Assemble all lines in which the string "draw" appears.

----- Supplied entries -----

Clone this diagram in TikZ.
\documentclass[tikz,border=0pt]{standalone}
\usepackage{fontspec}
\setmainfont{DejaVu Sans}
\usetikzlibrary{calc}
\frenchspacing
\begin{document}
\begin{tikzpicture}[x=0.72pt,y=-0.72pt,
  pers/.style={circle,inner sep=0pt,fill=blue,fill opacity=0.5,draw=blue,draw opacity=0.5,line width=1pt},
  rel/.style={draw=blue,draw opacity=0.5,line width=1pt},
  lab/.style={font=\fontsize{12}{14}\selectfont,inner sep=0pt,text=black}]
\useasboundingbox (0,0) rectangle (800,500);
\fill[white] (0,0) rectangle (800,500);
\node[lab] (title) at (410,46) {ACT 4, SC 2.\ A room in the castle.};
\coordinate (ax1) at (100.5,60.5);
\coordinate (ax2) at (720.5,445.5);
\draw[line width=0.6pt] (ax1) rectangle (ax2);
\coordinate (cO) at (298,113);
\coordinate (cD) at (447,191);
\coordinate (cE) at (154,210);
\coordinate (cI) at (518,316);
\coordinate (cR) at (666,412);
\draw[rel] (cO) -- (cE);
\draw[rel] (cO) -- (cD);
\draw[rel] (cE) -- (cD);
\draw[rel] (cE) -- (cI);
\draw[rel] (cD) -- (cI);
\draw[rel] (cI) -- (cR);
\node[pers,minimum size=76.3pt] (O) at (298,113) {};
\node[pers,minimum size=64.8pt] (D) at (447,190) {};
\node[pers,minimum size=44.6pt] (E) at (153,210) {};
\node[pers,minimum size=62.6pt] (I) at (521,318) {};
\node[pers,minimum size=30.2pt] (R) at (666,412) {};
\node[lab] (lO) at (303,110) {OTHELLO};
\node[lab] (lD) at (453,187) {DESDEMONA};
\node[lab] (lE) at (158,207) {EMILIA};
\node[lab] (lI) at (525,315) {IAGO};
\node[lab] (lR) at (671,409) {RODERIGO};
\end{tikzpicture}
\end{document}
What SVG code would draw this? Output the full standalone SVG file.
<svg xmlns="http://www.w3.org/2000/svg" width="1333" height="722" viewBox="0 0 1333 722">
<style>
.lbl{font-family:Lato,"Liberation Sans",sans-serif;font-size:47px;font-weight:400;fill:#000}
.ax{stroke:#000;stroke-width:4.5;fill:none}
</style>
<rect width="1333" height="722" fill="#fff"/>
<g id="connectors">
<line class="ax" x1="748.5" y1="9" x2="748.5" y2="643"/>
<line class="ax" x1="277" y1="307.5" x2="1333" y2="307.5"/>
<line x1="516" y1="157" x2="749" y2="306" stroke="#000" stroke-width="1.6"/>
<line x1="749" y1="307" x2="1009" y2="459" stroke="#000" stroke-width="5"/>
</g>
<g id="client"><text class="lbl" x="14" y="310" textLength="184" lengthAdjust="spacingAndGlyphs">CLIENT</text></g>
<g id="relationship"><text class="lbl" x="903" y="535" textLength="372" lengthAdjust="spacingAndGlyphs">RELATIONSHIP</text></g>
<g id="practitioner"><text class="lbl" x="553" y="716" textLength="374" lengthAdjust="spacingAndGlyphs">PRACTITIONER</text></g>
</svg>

-----

- Result of the task -
  pers/.style={circle,inner sep=0pt,fill=blue,fill opacity=0.5,draw=blue,draw opacity=0.5,line width=1pt},
  rel/.style={draw=blue,draw opacity=0.5,line width=1pt},
\draw[line width=0.6pt] (ax1) rectangle (ax2);
\draw[rel] (cO) -- (cE);
\draw[rel] (cO) -- (cD);
\draw[rel] (cE) -- (cD);
\draw[rel] (cE) -- (cI);
\draw[rel] (cD) -- (cI);
\draw[rel] (cI) -- (cR);
What SVG code would draw this? Output the full standalone SVG file.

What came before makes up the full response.